Saturday 28 January 2012

(500) Words review: Shame

Sex-fuelled Shame may be, but sexy it is not. Charting the plight of addict Brandon (Michael Fassbender), it revokes the stigma that was that instantaneously prompts humour and is synonymous with Michael Douglas. But in depicting one of human beings’ greatest pleasures, it illustrates the emptiness confidence and forwardness can induce.

Brandon’s life is carefully regimented: work, w**k, s**g, sleep. He is an attractive introvert whose magnetism radiates in whatever environment. In one of the film’s opening scenes, he exchanges glances with a pretty commuter on the train. What begins as a mutual attraction soon spirals as he fixes his glance on the initially flirtatious blonde, who soon becomes uncomfortable under the watchful eye of a sexual predator.

The arrival of his self-harming sister Sissy (Carey Mulligan) however disrupts his lifestyle, and soon he has the burden of his sole immediate relative to contend with, haunted by a past event. Mulligan, who has avoided the glamorous route since her 2009 breakthrough An Education, is a fractious foil for her on-screen sibling as the washed-up and starry-eyed Sissy, but both are helpless to aid one another.

And it is that reticence which prevents Steve McQueen’s second debut film from achieving greatness. The dynamic between Brandon and Sissy is as compelling as it is confounding. There are incestuous hints as they confront one another naked as if it were second nature, complemented by a tenderness that is borderline Jekyll and Hyde, but it’s all guesswork.

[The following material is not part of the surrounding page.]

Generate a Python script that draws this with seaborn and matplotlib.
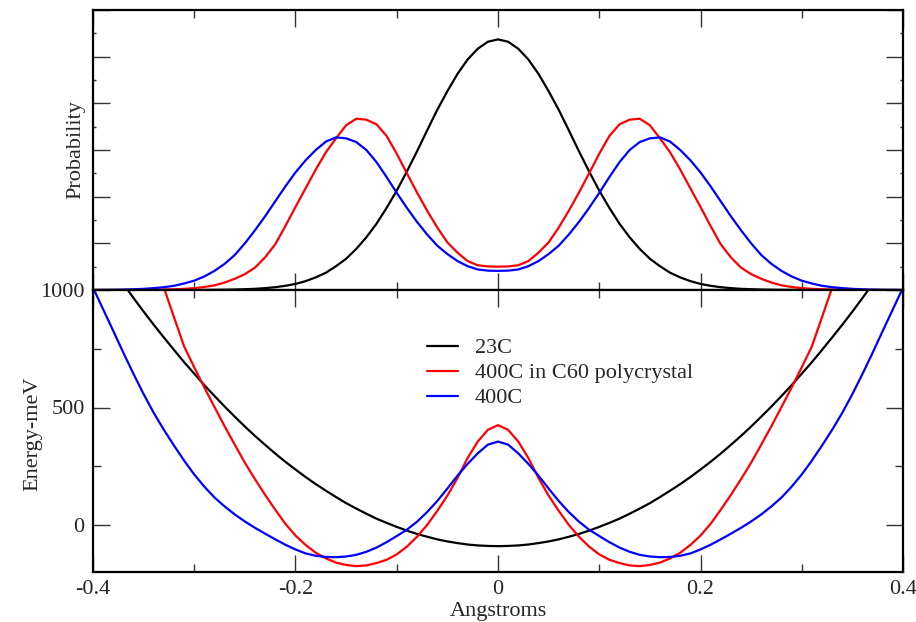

Guarded, Brandon daren’t divulge his torment to any of his conquests or confidants. He feigns ignorance when his adulterous boss (James Badge Dale) informs him that his work computer was removed due to the sheer volume of pornography that corrupted the hard drive. It flirts with the possibility of resembling an AA meeting however the question ‘why?’ is never answered.

Fassbender, arguably the greatest actor in the world at the moment, gives a fantastic and fearless performance. He is charming, repulsive and scary yet his dialogue-free moments wallowing in his own self-pity are so poignant that he effortlessly draws sympathy.

When Brandon is engaged in an orgy and on the cusp of climax, he suddenly looks, via a combination of lighting and expressive acting, skeletal. It is the denouement to a degenerative and desperate night, and he finally reaches depravity in what may or may not be the addict’s moment of clarity.

McQueen’s long takes don’t daunt his actors. Fassbender, Mulligan and Badge Dale revel in the extended license for expression, and the film is more believable for it. Sean Bobbitt, his cinematographer on the testing Hunger, returns to capture the seedy and the swanky New York locales.

Harry Escott’s suite which accompanies Brandon is a sensationally cinematic 12 minutes of music that proves that the violin is an instrument unparalleled in tugging on the heart strings. Although a tracking shot following Fassbender’s protagonist jogging through the sleepy streets of the Big Apple is hamstrung to the sound of an incongruous classical melody.

1 comment:

  1. I thought it was sexy. Especially the threesome. I must admit. To my shame.